Because we're dealing with still images here, each of the reflections have partial intensities which are dictated by how far away from the ideal Bragg contition they fall.
The Ewald offset is a way of summarizing how disastified Bragg's law is for a particular reflection observation.
We will achieve the best merging performance with
Careless
if we include this column in the metadata supplied to the scaling model.
Effectively, this enables the algorithm to learn a reciprocal lattice point model.
For the sake of comparison, let's first merge the data without the Ewald offsets.
mkdir merge #First make an output directory
careless mono \
--anomalous \
--mlp-layers=10 \
--image-layers=2 \
--dmin=1.8 \
--iterations=30_000 \
"dHKL,xobs,yobs" \
unmerged.mtz \
merge/thermolysin
In this example we use the --image-layers
flag.
This instructs Careless
to add 2 neural network layers per image.
In single-crystal experiments, we can reasonably expect the scale to vary smoothly throughout a rotation series.
However, this is not the case with serial data, because each image originates from a separate crystal with its own inherent scattering power.
We can overcome the intrinsic choppiness in the image scale function by learning separate neural network parameters for each image.
XFEL beam intensities fluctuate much more than synchrotron sources so a per image layers may be warranted even for single-crystal XFEL experiments.
This is an open question for future work on variational merging.
Regardless, it is worth noting that the per image layers break the global scale parameterization in the default careless implementation.
Luckily, it is easilly implemented and costs very little in terms of performance.

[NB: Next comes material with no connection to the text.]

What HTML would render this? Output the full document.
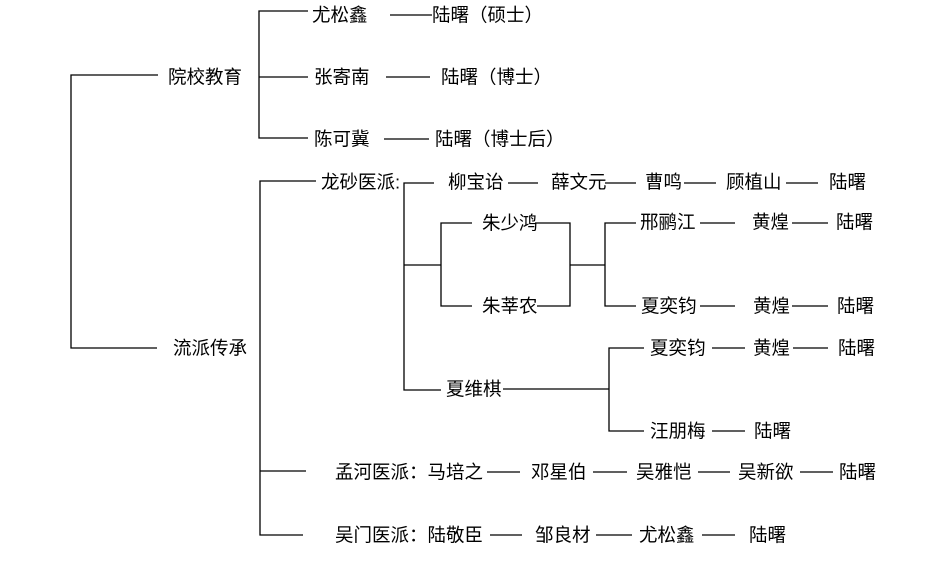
<!DOCTYPE html>
<html><head><meta charset="utf-8"><style>
html,body{margin:0;padding:0;background:#fff;}
svg{display:block;}
text{font-family:"Liberation Sans","Noto Sans CJK SC",sans-serif;font-size:18.5px;fill:#000;dominant-baseline:central;}
</style></head><body>
<svg width="929" height="568" viewBox="0 0 929 568" xmlns="http://www.w3.org/2000/svg">
<g stroke="#000" stroke-width="1.3" fill="none">
<path d="M158 75H71V348H157"/>
<path d="M308 11H259V138H308M259 77H308"/>
<path d="M390 15H432M386 77H430M384 139H429"/>
<path d="M316 181H260V535H303M260 471H306"/>
<path d="M434 183H404V390H441"/>
<path d="M508 183H538M605 183H636M684 183H716M786 183H818"/>
<path d="M404 265H441M472 223H441V306H472"/>
<path d="M535 223H570V306H537M570 265H605M636 223H605V306H636"/>
<path d="M700 223H735M792 223H828M700 306H735M792 306H828"/>
<path d="M503 389H609M644 348H609V431H644"/>
<path d="M712 348H745M793 348H828M712 431H745"/>
<path d="M487 472H520M593 472H627M698 472H730M800 472H833"/>
<path d="M490 535H522M596 535H632M702 535H735"/>
</g>
<text x="168" y="77">院校教育</text>
<text x="173" y="348">流派传承</text>
<text x="312" y="15">尤松鑫</text>
<text x="432" y="15">陆曙（硕士）</text>
<text x="314" y="77">张寄南</text>
<text x="441" y="77">陆曙（博士）</text>
<text x="314" y="139">陈可冀</text>
<text x="435" y="139">陆曙（博士后）</text>
<text x="321" y="182">龙砂医派:</text>
<text x="448" y="182">柳宝诒</text>
<text x="551" y="182">薛文元</text>
<text x="645" y="182">曹鸣</text>
<text x="726" y="182">顾植山</text>
<text x="829" y="182">陆曙</text>
<text x="482" y="223">朱少鸿</text>
<text x="482" y="306">朱莘农</text>
<text x="640" y="222">邢鹂江</text>
<text x="752" y="222">黄煌</text>
<text x="836" y="222">陆曙</text>
<text x="641" y="306">夏奕钧</text>
<text x="753" y="306">黄煌</text>
<text x="837" y="306">陆曙</text>
<text x="446" y="389">夏维棋</text>
<text x="650" y="348">夏奕钧</text>
<text x="753" y="348">黄煌</text>
<text x="838" y="348">陆曙</text>
<text x="650" y="431">汪朋梅</text>
<text x="754" y="431">陆曙</text>
<text x="335" y="472">孟河医派：马培之</text>
<text x="531" y="472">邓星伯</text>
<text x="636" y="472">吴雅恺</text>
<text x="738" y="472">吴新欲</text>
<text x="839" y="472">陆曙</text>
<text x="335" y="535">吴门医派：陆敬臣</text>
<text x="535" y="535">邹良材</text>
<text x="639" y="535">尤松鑫</text>
<text x="749" y="535">陆曙</text>
</svg>
</body></html>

This example also uses the --dmin
flag to set the maximum resolution to 1.8 Å which is the published resolution of this data set.
We use the --anomalous
flag to indicate we would like to merge the Friedel mates separately.
After this is finished running, reapeat the procedure wiht a new base directory and supply the metadata keys for the Ewald offsets "ewald_offset"
.
mkdir merge_eo #eo for Ewald offset
careless mono \
--anomalous \
--mlp-layers=10 \
--image-layers=2 \
--dmin=1.8 \
--iterations=30_000 \
"dHKL,xobs,yobs,ewald_offset" \
unmerged.mtz \
merge_eo/thermolysin
Now we can use the reference structure, 2tli, to make a map with PHENIX. There is a refinement script prepared for this.
mkdir phenix
phenix.refine refine.eff
After PHENIX has finished, you can pull up the electron density map by typing
coot phenix/thermolysin_1.pdb phenix/thermolysin_1.mtz
This map should look fairly good for low redundancy XFEL data.
Now have a look at the anomalous difference map from the refined mtz.
You can look this in coot by selecting the ANOM and PHANOM colums.